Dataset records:

────────

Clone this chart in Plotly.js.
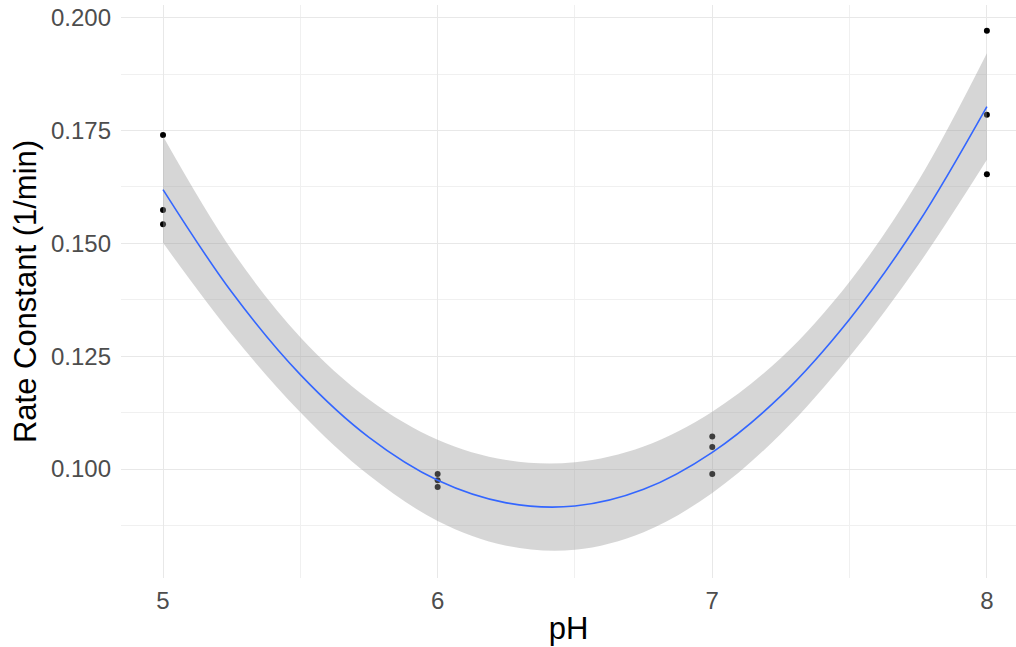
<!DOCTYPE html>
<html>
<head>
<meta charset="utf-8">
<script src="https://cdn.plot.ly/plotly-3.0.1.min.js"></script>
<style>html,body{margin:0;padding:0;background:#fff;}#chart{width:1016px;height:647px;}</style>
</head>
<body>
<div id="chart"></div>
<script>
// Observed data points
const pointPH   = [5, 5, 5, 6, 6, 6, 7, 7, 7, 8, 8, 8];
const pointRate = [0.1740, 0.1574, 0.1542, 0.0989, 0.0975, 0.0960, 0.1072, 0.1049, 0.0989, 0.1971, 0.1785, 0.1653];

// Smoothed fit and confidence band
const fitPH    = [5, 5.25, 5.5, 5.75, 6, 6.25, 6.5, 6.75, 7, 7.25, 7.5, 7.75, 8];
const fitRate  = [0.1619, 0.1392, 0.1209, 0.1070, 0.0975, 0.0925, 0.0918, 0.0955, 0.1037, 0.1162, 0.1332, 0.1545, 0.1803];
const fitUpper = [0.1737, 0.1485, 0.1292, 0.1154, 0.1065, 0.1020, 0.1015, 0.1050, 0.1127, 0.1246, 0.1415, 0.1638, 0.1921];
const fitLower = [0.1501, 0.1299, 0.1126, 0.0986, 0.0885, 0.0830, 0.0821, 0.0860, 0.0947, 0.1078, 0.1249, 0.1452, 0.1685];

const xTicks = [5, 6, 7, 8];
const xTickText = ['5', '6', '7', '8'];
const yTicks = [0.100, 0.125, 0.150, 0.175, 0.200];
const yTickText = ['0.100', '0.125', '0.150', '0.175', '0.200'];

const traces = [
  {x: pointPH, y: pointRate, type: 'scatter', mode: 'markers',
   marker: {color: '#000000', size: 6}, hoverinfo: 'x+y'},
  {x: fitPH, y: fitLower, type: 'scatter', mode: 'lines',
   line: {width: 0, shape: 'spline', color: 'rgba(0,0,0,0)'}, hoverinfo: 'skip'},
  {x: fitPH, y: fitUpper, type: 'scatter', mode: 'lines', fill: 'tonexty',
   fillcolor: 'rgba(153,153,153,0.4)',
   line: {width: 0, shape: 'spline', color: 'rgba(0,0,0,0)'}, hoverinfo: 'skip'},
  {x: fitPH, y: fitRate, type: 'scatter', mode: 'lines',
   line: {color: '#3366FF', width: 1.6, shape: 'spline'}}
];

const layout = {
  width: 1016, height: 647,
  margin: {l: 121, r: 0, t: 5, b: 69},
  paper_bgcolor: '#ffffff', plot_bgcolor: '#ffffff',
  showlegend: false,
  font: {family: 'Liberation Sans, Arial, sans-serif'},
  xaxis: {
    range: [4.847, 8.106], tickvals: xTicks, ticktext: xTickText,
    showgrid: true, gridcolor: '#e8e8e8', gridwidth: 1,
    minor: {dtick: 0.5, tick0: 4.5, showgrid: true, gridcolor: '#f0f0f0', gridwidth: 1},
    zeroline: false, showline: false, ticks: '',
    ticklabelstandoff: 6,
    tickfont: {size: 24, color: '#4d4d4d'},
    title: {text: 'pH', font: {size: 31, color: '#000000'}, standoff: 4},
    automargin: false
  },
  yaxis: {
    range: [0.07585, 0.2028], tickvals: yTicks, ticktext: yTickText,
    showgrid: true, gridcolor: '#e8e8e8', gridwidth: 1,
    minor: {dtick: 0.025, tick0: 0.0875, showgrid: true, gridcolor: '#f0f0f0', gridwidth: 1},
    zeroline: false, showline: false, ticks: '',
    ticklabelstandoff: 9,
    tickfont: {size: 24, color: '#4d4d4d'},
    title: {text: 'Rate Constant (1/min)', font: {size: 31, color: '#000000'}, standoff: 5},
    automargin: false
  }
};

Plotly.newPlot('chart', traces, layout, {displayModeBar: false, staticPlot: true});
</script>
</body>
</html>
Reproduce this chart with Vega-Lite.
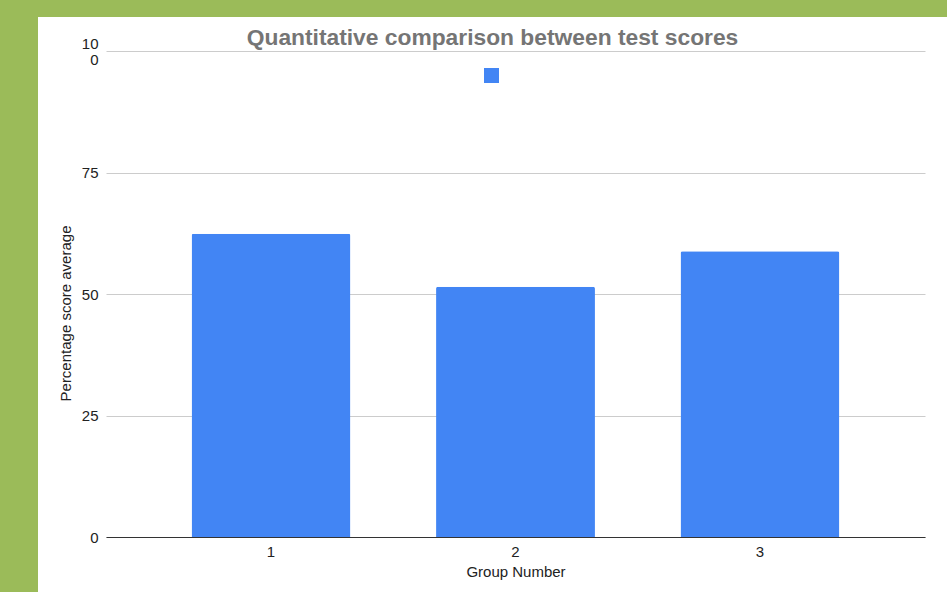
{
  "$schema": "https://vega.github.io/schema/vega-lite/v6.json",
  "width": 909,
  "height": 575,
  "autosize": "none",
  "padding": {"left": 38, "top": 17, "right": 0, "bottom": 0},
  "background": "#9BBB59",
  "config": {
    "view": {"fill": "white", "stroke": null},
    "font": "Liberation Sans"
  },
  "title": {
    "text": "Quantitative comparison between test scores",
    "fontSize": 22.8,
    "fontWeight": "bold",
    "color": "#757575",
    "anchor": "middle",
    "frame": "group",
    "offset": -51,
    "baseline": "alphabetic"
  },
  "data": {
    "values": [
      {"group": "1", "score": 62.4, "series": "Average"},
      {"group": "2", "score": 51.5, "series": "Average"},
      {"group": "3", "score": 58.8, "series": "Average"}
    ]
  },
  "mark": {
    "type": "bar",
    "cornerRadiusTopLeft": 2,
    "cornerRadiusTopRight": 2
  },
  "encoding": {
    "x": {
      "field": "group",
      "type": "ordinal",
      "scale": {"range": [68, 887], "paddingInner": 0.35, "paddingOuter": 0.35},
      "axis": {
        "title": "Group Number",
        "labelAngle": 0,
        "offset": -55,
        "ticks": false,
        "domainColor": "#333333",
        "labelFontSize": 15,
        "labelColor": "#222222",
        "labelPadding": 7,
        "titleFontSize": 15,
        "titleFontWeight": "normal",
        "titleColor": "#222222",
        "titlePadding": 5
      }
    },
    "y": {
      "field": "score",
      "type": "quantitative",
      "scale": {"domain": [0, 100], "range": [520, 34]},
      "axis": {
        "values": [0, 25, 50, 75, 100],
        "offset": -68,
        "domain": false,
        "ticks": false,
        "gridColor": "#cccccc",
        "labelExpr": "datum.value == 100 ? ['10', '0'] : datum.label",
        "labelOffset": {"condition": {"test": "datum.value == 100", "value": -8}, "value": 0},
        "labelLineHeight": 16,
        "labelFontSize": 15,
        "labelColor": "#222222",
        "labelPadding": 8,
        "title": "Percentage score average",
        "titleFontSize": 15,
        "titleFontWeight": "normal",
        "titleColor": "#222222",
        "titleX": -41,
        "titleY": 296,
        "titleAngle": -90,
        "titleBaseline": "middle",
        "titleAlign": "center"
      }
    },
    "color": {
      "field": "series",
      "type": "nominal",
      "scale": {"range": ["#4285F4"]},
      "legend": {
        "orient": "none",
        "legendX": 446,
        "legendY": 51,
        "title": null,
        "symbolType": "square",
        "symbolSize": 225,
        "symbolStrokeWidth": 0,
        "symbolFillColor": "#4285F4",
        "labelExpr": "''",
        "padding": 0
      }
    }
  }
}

────────

Short problem:
Reproduce only the lines of the records from the start up to and including the line that holds "const yTickText = ['0.100', '0.125', '0.150', '0.175', '0.200'];"; do not carry over any picture.

Solution to this task:
Clone this chart in Plotly.js.
<!DOCTYPE html>
<html>
<head>
<meta charset="utf-8">
<script src="https://cdn.plot.ly/plotly-3.0.1.min.js"></script>
<style>html,body{margin:0;padding:0;background:#fff;}#chart{width:1016px;height:647px;}</style>
</head>
<body>
<div id="chart"></div>
<script>
// Observed data points
const pointPH   = [5, 5, 5, 6, 6, 6, 7, 7, 7, 8, 8, 8];
const pointRate = [0.1740, 0.1574, 0.1542, 0.0989, 0.0975, 0.0960, 0.1072, 0.1049, 0.0989, 0.1971, 0.1785, 0.1653];

// Smoothed fit and confidence band
const fitPH    = [5, 5.25, 5.5, 5.75, 6, 6.25, 6.5, 6.75, 7, 7.25, 7.5, 7.75, 8];
const fitRate  = [0.1619, 0.1392, 0.1209, 0.1070, 0.0975, 0.0925, 0.0918, 0.0955, 0.1037, 0.1162, 0.1332, 0.1545, 0.1803];
const fitUpper = [0.1737, 0.1485, 0.1292, 0.1154, 0.1065, 0.1020, 0.1015, 0.1050, 0.1127, 0.1246, 0.1415, 0.1638, 0.1921];
const fitLower = [0.1501, 0.1299, 0.1126, 0.0986, 0.0885, 0.0830, 0.0821, 0.0860, 0.0947, 0.1078, 0.1249, 0.1452, 0.1685];

const xTicks = [5, 6, 7, 8];
const xTickText = ['5', '6', '7', '8'];
const yTicks = [0.100, 0.125, 0.150, 0.175, 0.200];
const yTickText = ['0.100', '0.125', '0.150', '0.175', '0.200'];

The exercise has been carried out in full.